Michele DeJuliis is an American lacrosse administrator and former player. She was appointed as the commissioner of the inaugural United Women's Lacrosse League in 2015, holding the position until December 2016. On May 23, 2013, DeJuliis was elected to the US National Lacrosse Hall of Fame. As a player, she earned All-American honors at Penn State and captured a gold medal with the United States women's national lacrosse team at the 2009 Women's Lacrosse World Cup.

==Career==
DeJuliis attended Loch Raven High School, where she played soccer, basketball, and lacrosse. A starter on the lacrosse team for all four years, she helped Loch Raven win back-to-back state titles during her first two seasons with the squad. As a junior in 1992, DeJuliis was named The Baltimore Sun All-Metro Player of the Year after recording 90 goals and 34 assists.

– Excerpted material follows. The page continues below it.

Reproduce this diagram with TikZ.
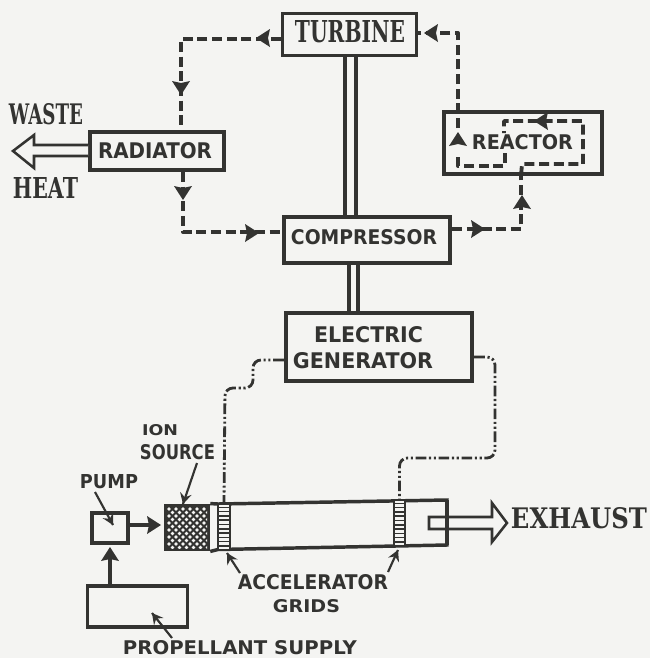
\documentclass[tikz,border=0pt]{standalone}
\usepackage{fontspec}
\setmainfont{DejaVu Sans}
\newfontfamily\slabfont[BoldFont=* Bold]{DejaVu Serif}
\newfontfamily\handfont[BoldFont=* Bold]{DejaVu Sans}
\definecolor{ink}{HTML}{333331}
\definecolor{paper}{HTML}{F4F4F2}
\usetikzlibrary{calc}
\newdimen\pxu \pxu=0.75pt
\newcommand{\fitslab}[3]{\resizebox{#1\pxu}{#2\pxu}{\slabfont\bfseries #3}}
\newcommand{\fithand}[3]{\resizebox{#1\pxu}{#2\pxu}{\handfont\bfseries #3}}
\tikzset{
  x=0.75pt,y=-0.75pt,
  blockbox/.style={draw=ink,line width=2.8pt,fill=paper,inner sep=0pt,rectangle},
  lab/.style={inner sep=0pt,text=ink},
  shaft/.style={draw=ink,line width=2.9pt},
  flow/.style={draw=ink,line width=2.9pt,dash pattern=on 7.5pt off 3.5pt,line join=round},
  power/.style={draw=ink,line width=2.1pt,dash pattern=on 8pt off 2pt on 1.6pt off 2pt on 1.6pt off 2pt,rounded corners=6pt},
  pointer/.style={draw=ink,line width=1.6pt},
  solidarrow/.style={draw=ink,line width=3.4pt},
  open/.style={draw=ink,line width=1.9pt,fill=paper,line join=miter},
  head/.pic={\fill[ink] (8,0) -- (-6,-9) -- (-4,0) -- (-6,9) -- cycle;},
  barb/.pic={\fill[ink] (0,0) -- (-11,-6) -- (-7,0) -- (-11,6) -- cycle;}
}
\begin{document}
\begin{tikzpicture}
\useasboundingbox (0,0) rectangle (650,658);
\fill[paper] (0,0) rectangle (650,658);

% shafts (under the boxes)
\coordinate (sa1) at (345,40); \coordinate (sa2) at (356,40);
\coordinate (sb1) at (349,250); \coordinate (sb2) at (358,250);

% boxes
\node[blockbox,minimum width=100.5pt,minimum height=31.5pt] (turbine) at (349.5,34.5) {};
\node[blockbox,minimum width=100.5pt,minimum height=28.5pt] (radiator) at (157,151) {};
\node[blockbox,minimum width=125pt,minimum height=34.5pt] (compressor) at (367,240) {};
\node[blockbox,minimum width=119pt,minimum height=47pt] (reactor) at (523,143) {};
\node[blockbox,minimum width=140pt,minimum height=51pt] (generator) at (379,347) {};
\node[blockbox,minimum width=27pt,minimum height=23pt] (pump) at (110,528) {};
\node[blockbox,minimum width=75pt,minimum height=31pt] (supply) at (137.5,606.5) {};

\draw[shaft] (sa1 |- turbine.south) -- (sa1 |- compressor.north);
\draw[shaft] (sa2 |- turbine.south) -- (sa2 |- compressor.north);
\draw[shaft] (sb1 |- compressor.south) -- (sb1 |- generator.north);
\draw[shaft] (sb2 |- compressor.south) -- (sb2 |- generator.north);

% coolant loop
\coordinate (c1) at (181,39);
\coordinate (c2) at (183,232);
\coordinate (c3) at (521,229);
\coordinate (c4) at (458,33);
\draw[flow] (turbine.west |- c1) -- (c1) -- (c1 |- radiator.north);
\draw[flow] (c2 |- radiator.south) -- (c2) -- (c2 -| compressor.west);
\draw[flow] (c3 -| compressor.east) -- (c3) -- (c3 |- reactor.south);
\draw[flow] (c3 |- reactor.south) -- (522,164) -- (583,164) -- (583,121) -- (504,121) -- (504,133);
\draw[flow] (505,153) -- (505,166) -- (458,166) -- (458,154);
\draw[flow] (458,128) -- (c4) -- (c4 -| turbine.east);

\pic[rotate=180] at (264,38) {head};
\pic[rotate=-90] at (181,87) {head};
\pic[rotate=-90] at (183,192) {head};
\pic at (251,233) {head};
\pic at (477,229) {head};
\pic[rotate=90] at (522,203) {head};
\pic[rotate=90] at (458,140) {head};
\pic[rotate=180] at (542,121) {head};
\pic[rotate=180] at (432,33) {head};

% waste heat arrow
\coordinate (w1) at (0,145); \coordinate (w2) at (0,156);
\draw[open] (radiator.west |- w1) -- (34,145) -- (34,135) -- (13,151) -- (34,168) -- (34,156) -- (radiator.west |- w2);

% thruster
\node[draw=ink,line width=1.9pt,fill=ink,inner sep=0pt,minimum width=33pt,minimum height=34pt] (ion) at (187,527.5) {};
\begin{scope}
\clip (167,507) rectangle (207,548.5);
\foreach \i in {0,...,6}{\foreach \j in {0,...,6}{
  \fill[paper] ({169+\i*7},{509+\j*7}) circle (1.9);
  \fill[paper] ({172.5+\i*7},{512.5+\j*7}) circle (1.9);
}}
\end{scope}
\coordinate (t1) at (218,504);
\coordinate (t2) at (447,500);
\coordinate (t3) at (447,545);
\coordinate (t4) at (218,549.5);
\draw[draw=ink,line width=2.6pt,line join=miter] (ion.north east) -- (t1) -- (t2) -- (t3) -- (t4) -- (ion.south east);
\node[draw=ink,line width=1.6pt,fill=paper,inner sep=0pt,minimum width=8.5pt,minimum height=34pt] (gridA) at (224,527) {};
\node[draw=ink,line width=1.6pt,fill=paper,inner sep=0pt,minimum width=8pt,minimum height=34pt] (gridB) at (399.5,523) {};
\foreach \k in {0,...,9}{
  \draw[ink,line width=1.1pt] ($(gridA.north west)+(0,{4+\k*4.3})$) -- ($(gridA.north east)+(0,{4+\k*4.3})$);
  \draw[ink,line width=1.1pt] ($(gridB.north west)+(0,{4+\k*4.3})$) -- ($(gridB.north east)+(0,{4+\k*4.3})$);
}

% exhaust arrow
\draw[open,fill=paper] (429,517) -- (492,517) -- (492,503) -- (507,523) -- (492,542) -- (492,529) -- (429,529) -- cycle;
\draw[ink,line width=2.6pt] (t2) -- (t3);

% power lines
\coordinate (p1) at (253,360);
\coordinate (p2) at (253,388);
\coordinate (p3) at (495,357);
\coordinate (p4) at (495,458);
\draw[power] (generator.west |- p1) -- (p1) -- (p2) -- (225,388) -- (gridA.north);
\draw[power] (generator.east |- p3) -- (p3) -- (p4) -- (gridB.north |- p4) -- (gridB.north);

% feed arrows
\coordinate (f1) at (132,525);
\draw[solidarrow] (pump.east |- f1) -- (150,525);
\pic at (153,525) {head};
\draw[solidarrow] (supply.north -| pump.south) -- (110,558);
\pic[rotate=90] at (110,555) {head};

% texts
\node[lab] (twaste) at (46,114.5) {\fitslab{74}{21}{WASTE}};
\node[lab] (theat) at (45.5,187.5) {\fitslab{65}{21}{HEAT}};
\node[lab] (tturbine) at (350,32) {\fitslab{110}{22}{TURBINE}};
\node[lab] (texhaust) at (579,518.5) {\fitslab{136}{21}{EXHAUST}};
\node[lab] (tradiator) at (155,151) {\fithand{114}{16}{RADIATOR}};
\node[lab] (tcompressor) at (364,237.5) {\fithand{146}{15}{COMPRESSOR}};
\node[lab] (treactor) at (522.5,142.5) {\fithand{101}{15}{REACTOR}};
\node[lab] (telectric) at (368.5,335) {\fithand{109}{16}{ELECTRIC}};
\node[lab] (tgenerator) at (363,361) {\fithand{140}{16}{GENERATOR}};
\node[lab] (tion) at (160,430.5) {\fithand{36}{11}{ION}};
\node[lab] (tsource) at (177.5,452.5) {\fithand{75}{15}{SOURCE}};
\node[lab] (tpump) at (109,482) {\fithand{58}{14}{PUMP}};
\node[lab] (taccel) at (313,582.5) {\fithand{150}{15}{ACCELERATOR}};
\node[lab] (tgrids) at (306.5,606.5) {\fithand{67}{13}{GRIDS}};
\node[lab] (tprop) at (240,648) {\fithand{234}{14}{PROPELLANT SUPPLY}};

% pointers
\coordinate (q1) at (183,504); \coordinate (q2) at (113,525);
\coordinate (q3) at (227,553); \coordinate (q4) at (398,550);
\coordinate (q5) at (152,613);
\draw[pointer] (197,463) -- (q1); \pic[rotate=-105] at (q1) {barb};
\draw[pointer] (95,492) -- (q2); \pic[rotate=-62] at (q2) {barb};
\draw[pointer] (240,573) -- (q3); \pic[rotate=120] at (q3) {barb};
\draw[pointer] (388,572) -- (q4); \pic[rotate=66] at (q4) {barb};
\draw[pointer] (172,638) -- (q5); \pic[rotate=128] at (q5) {barb};
\end{tikzpicture}
\end{document}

As a senior, she was named The Baltimore Sun Baltimore City/County Player of the Year after recording 76 goals and 25 assists.

Gaining All-America honors as a member of the Penn State Nittany Lions women's lacrosse team, she would amass 142 goals and 203 career points.

Of note, she was part of the US national team program since 1994. A former member of the United States national team, DeJuliis captured a gold medal at the 2009 Federation of International Lacrosse Women's Lacrosse World Cup.

In January 2001, she founded The Ultimate Goal Lacrosse Club. DeJuliis would join the Princeton Tigers women's lacrosse program during the 2004–05 season in a role as offensive coordinator.

==Law enforcement==
DeJuliis was a former member of the Baltimore Police Department from 1999 to 2004. During her time, she earned Meritorious Conduct Award and the Police Commissioner's Award of Excellence.

==Awards and honors==
- 1992 The Baltimore Sun Metro Player of the Year
- 1993 The Baltimore Sun Baltimore City/County Player of the Year
- 1997 Aimee Willard Award (presented to the outstanding college player at the National Tournament)
- Three-time IWLCA All-America (1995, 1996, 1997)
- Greater Baltimore Chapter of the US Lacrosse Hall of Fame (2008)
- 2009 Beth Allen Award (presented to a member of the US Lacrosse Women's Division)
- US National Lacrosse Hall of Fame (2013)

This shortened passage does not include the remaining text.